Every year, Grandma and Grandpa Longmire like to have the girls out to Florida, but really like to have them separately.  Last year Lily got to go for a whole week so this year it was Evie's turn and she could not wait.




Evie was especially excited because her cousin Jess was also going to spend the week with her and they LOVE each other.  With only a year between them, they get along like two peas in a pod and the excitement surrounding this trip has been BIG.  Our first stop was Disney World and we had a blast at the Animal Kingdom resort.  The girls picked up right where they left off and were off and funning!



It was especially exciting because Evie and Jess are finally big enough to ride the big Avatar Banshee ride at Disney World Animal Kingdom.  Both little girls are the next in line to go through the Flight of Passage and we have been working diligently on eating this year so that Evie GROWS!  Lordy......Lily takes after her Daddy, but Miss Bee is a peanut who only likes to eat popsicles.  BUT, she did it and was all smiles once she too got to fly like an AVATAR! Both girls got to have a special Banshee purse for their ability to Rise to the Challenge! Sivako!





Then came my favorite part!  Expedition Everest.  I showed Evie a video of the roller coaster to see if she wanted to ride it, "Oh yes Mom, that looks like fun!" So the juuuuuuust barely tall enough Evie took on the big bad backwards and forwards coaster and LOVED IT!



She got off and immediately squealed, "Again, again!" So we did.  In fact, we rode the coaster 3 times throughout the day.  This kid is fearless and I see many more coasters in our future!


We visited a bugs life.....


And rode the Dinosaur ride........



Then we took an ice cream and princess break to meet the adorable Pocahontas.


We finished our day with the Kali River Rapids and the Lion King show.  Gosh I love that thing.  We had a great late lunch and then said goodbye to the kids and headed of on our adventure......


Meanwhile, the girls had a BLAST down in Fort Myers.  The few days that we were gone was spent playing in the ocean, swimming in the pool, eating all sorts of goodies, and having a sleep over every night. 

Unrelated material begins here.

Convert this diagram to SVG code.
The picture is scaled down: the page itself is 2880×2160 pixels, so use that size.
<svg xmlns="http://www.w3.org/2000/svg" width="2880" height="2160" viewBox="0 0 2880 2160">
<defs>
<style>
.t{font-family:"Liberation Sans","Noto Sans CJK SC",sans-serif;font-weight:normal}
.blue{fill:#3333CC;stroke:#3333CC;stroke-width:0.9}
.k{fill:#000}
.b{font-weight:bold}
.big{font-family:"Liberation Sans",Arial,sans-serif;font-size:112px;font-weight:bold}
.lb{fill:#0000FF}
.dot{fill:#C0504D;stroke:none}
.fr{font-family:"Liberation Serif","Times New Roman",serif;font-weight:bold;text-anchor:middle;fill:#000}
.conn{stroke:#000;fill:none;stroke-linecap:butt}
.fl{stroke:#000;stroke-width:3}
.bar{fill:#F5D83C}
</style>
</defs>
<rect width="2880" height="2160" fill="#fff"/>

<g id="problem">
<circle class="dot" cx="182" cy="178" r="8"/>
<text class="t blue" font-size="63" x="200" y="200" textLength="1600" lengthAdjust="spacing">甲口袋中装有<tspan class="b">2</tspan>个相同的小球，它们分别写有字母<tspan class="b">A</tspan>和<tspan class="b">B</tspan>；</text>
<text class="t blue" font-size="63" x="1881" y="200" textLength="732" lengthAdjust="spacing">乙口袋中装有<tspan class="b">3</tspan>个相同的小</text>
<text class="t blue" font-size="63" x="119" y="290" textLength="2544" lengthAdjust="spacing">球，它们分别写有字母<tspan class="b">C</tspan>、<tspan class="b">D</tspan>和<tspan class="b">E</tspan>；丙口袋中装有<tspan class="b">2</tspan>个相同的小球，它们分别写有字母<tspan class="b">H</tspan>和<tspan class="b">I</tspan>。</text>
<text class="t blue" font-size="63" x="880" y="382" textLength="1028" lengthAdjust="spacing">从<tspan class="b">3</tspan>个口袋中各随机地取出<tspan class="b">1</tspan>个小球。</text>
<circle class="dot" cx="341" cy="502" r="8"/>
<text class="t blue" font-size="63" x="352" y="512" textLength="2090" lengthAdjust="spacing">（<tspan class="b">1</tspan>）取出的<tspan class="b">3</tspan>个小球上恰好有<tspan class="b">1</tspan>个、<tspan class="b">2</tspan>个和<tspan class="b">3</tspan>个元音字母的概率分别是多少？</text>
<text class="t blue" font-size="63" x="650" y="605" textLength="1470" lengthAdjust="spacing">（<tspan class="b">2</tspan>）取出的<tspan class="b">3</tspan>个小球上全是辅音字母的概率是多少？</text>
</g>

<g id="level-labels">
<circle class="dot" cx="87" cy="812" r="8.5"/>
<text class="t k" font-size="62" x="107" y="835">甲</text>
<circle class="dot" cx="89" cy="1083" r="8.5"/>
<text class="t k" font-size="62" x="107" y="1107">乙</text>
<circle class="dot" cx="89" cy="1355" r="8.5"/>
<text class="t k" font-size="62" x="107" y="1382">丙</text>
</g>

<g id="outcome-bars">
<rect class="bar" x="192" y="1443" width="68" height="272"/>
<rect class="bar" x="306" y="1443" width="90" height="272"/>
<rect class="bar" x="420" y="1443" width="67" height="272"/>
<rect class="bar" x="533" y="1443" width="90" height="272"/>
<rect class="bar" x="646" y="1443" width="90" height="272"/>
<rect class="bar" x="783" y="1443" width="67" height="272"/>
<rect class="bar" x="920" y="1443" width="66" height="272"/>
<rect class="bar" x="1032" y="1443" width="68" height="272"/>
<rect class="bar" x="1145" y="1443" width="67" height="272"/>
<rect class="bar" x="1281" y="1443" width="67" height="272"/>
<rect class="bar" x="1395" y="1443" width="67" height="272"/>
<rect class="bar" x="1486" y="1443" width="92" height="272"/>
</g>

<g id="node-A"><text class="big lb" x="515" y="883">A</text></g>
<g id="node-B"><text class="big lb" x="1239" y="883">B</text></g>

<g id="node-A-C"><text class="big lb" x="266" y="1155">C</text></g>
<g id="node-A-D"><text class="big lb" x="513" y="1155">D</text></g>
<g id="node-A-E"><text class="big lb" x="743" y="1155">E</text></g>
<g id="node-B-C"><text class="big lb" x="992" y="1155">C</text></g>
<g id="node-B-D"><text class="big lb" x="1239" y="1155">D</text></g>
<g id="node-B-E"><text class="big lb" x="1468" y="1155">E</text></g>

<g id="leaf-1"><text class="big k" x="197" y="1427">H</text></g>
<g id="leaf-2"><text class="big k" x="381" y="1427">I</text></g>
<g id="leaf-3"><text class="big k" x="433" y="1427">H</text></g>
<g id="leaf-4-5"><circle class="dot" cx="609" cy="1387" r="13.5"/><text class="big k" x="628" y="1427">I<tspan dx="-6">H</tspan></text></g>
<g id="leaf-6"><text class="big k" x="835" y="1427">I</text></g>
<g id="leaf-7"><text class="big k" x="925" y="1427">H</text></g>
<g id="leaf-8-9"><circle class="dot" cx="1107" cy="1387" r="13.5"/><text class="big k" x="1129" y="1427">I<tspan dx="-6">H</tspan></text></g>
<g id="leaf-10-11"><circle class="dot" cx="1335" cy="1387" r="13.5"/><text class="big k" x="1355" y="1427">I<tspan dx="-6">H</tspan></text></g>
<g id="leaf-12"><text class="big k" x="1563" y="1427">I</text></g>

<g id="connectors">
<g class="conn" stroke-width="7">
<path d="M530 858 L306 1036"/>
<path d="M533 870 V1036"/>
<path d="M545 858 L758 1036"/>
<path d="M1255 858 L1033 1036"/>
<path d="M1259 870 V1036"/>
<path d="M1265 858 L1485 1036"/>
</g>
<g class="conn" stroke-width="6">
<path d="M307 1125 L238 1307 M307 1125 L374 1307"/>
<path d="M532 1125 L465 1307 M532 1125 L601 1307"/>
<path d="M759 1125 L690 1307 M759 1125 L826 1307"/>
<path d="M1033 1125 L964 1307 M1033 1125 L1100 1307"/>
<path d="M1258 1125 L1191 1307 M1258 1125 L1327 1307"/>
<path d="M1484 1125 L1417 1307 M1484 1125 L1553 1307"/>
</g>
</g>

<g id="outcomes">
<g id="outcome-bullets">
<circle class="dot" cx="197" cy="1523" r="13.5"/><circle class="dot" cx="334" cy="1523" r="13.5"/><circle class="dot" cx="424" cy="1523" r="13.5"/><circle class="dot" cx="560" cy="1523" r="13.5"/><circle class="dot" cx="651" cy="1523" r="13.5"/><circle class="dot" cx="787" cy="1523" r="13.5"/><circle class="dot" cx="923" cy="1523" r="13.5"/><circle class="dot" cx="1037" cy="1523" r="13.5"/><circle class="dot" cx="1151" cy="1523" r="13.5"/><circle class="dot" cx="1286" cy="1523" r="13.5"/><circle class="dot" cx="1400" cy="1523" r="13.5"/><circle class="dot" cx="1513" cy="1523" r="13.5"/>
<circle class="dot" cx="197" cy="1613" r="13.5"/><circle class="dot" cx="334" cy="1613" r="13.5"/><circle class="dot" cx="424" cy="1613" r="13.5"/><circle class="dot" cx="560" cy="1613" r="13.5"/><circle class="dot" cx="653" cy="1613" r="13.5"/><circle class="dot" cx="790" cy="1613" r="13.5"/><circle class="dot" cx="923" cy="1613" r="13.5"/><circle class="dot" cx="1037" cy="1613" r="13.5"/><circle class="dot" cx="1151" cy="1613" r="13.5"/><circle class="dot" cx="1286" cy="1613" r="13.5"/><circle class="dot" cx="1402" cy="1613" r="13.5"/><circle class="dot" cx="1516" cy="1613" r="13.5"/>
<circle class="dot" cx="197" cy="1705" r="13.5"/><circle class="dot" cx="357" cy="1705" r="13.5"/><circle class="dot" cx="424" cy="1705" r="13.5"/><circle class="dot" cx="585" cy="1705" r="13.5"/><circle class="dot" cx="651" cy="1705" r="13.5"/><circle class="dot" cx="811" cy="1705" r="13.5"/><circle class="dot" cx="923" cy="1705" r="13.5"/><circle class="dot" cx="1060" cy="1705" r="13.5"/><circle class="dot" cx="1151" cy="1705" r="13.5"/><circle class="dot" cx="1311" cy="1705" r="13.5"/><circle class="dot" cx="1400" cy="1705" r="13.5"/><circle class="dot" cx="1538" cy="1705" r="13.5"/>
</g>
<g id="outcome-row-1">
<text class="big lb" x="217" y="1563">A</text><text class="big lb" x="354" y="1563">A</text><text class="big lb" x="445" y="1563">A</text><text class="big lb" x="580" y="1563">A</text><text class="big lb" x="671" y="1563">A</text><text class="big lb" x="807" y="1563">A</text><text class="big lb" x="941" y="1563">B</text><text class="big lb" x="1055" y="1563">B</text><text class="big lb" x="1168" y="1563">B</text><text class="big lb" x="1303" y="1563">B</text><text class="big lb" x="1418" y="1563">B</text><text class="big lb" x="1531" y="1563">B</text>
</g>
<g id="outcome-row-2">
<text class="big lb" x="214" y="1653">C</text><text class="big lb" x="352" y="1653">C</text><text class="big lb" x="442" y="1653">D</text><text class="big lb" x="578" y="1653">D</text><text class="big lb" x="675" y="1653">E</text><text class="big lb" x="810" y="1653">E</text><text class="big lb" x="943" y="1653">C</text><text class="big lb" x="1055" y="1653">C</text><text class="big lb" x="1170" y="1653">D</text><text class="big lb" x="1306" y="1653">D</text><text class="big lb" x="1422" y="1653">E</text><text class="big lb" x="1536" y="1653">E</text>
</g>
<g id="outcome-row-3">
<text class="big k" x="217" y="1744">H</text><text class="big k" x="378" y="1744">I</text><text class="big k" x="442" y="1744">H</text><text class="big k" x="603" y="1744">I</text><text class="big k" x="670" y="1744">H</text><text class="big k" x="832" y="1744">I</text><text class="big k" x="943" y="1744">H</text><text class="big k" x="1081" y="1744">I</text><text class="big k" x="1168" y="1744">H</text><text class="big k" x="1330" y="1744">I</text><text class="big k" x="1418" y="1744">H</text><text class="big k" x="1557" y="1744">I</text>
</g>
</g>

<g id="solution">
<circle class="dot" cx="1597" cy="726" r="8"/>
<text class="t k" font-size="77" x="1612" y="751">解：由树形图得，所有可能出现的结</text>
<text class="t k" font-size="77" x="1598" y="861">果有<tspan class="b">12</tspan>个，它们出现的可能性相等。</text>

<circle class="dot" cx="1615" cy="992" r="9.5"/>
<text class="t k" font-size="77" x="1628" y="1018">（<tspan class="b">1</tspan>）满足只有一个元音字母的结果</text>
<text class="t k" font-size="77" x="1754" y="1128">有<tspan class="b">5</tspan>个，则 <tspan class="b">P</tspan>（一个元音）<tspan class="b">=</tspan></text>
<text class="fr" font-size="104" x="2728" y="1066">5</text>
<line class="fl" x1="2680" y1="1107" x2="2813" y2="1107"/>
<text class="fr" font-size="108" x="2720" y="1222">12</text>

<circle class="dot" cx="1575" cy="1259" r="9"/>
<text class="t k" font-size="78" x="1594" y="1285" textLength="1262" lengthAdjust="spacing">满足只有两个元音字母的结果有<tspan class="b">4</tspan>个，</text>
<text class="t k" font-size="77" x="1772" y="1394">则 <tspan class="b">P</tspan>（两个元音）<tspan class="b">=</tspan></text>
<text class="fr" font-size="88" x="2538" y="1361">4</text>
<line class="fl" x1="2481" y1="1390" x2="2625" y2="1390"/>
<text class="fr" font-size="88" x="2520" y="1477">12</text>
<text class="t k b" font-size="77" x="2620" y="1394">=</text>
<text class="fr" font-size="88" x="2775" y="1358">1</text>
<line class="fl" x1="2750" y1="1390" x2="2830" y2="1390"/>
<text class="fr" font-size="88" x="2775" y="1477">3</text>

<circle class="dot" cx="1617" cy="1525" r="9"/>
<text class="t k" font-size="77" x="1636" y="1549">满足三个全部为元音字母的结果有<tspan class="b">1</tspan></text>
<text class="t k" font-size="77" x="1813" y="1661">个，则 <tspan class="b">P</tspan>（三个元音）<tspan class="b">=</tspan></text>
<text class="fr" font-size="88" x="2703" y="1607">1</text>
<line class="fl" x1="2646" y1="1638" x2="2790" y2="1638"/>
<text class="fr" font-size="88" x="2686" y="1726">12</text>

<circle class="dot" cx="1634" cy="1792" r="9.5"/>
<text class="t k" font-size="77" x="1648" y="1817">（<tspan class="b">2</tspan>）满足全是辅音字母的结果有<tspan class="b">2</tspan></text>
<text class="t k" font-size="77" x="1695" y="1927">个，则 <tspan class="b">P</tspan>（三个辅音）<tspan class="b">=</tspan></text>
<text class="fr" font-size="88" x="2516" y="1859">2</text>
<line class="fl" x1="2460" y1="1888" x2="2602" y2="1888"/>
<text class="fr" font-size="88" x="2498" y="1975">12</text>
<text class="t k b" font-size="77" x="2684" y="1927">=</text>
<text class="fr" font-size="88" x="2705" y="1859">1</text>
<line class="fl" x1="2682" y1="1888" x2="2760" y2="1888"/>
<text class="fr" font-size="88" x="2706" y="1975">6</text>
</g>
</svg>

Evie even conquered the paddleboard.  I had no doubts about her skill. She has seen me do it, and the kid has balance to rival most!


Grandma of course got them matching mermaid outfits and swimsuits, and they each had their own blow up dolphin to play with.  


The girls had a ball making memories and just doing what kids do best....playing.


They even got to go play mini golf one evening and I just love these pictures.  Grandpa worked to teach the girls the skill of aiming, and they each came back with stories to tell.





They especially loved feeding the gators that were on site!




The next day in the morning Grandma and Grandpa took the girls for a kayak tout through the mangroves.  It is busy season for alligators and so the girls weren't completely convinced they wouldn't be gator lunch so the general consensus was, "Mom, that was so scary."  You can't tell from  the photos, and again, memories were made.




We came back from all of our galavanting and met them for a few more days of fun.  We started with lunch at the Bubble Room.  A super old time restaurant that resides in an old beach house.  The nostalgia was great, and the orange crunch cake? Worth every calorie!



We spent the remainder of the afternoon on the beach playing in the water and in the sand.  We spent countless minutes burying the girls and making them mermaids only to "rescue" them and dump them back in the water.  Ah the simple joys of childhood.









The last two days were a blast.  We went jet skiing which was AMAZING!  Bob took photos, but we ended up ruining his phone in the water due to a scratched screen.....so those will just be our memories. One thing I can tell you though, is that the jet ski didn't go fast enough for Evie.  I still have bruises on my calves for holding on to her and Bob over waves and donuts.  Fearless......she's fearless.

There is nothing quite like summer vacations, and we spent our last night at Capone's pizzeria followed by ice cream at 9:30 at night.  It was one for the record books, and we took a very happy, very tired sleeping Evie home.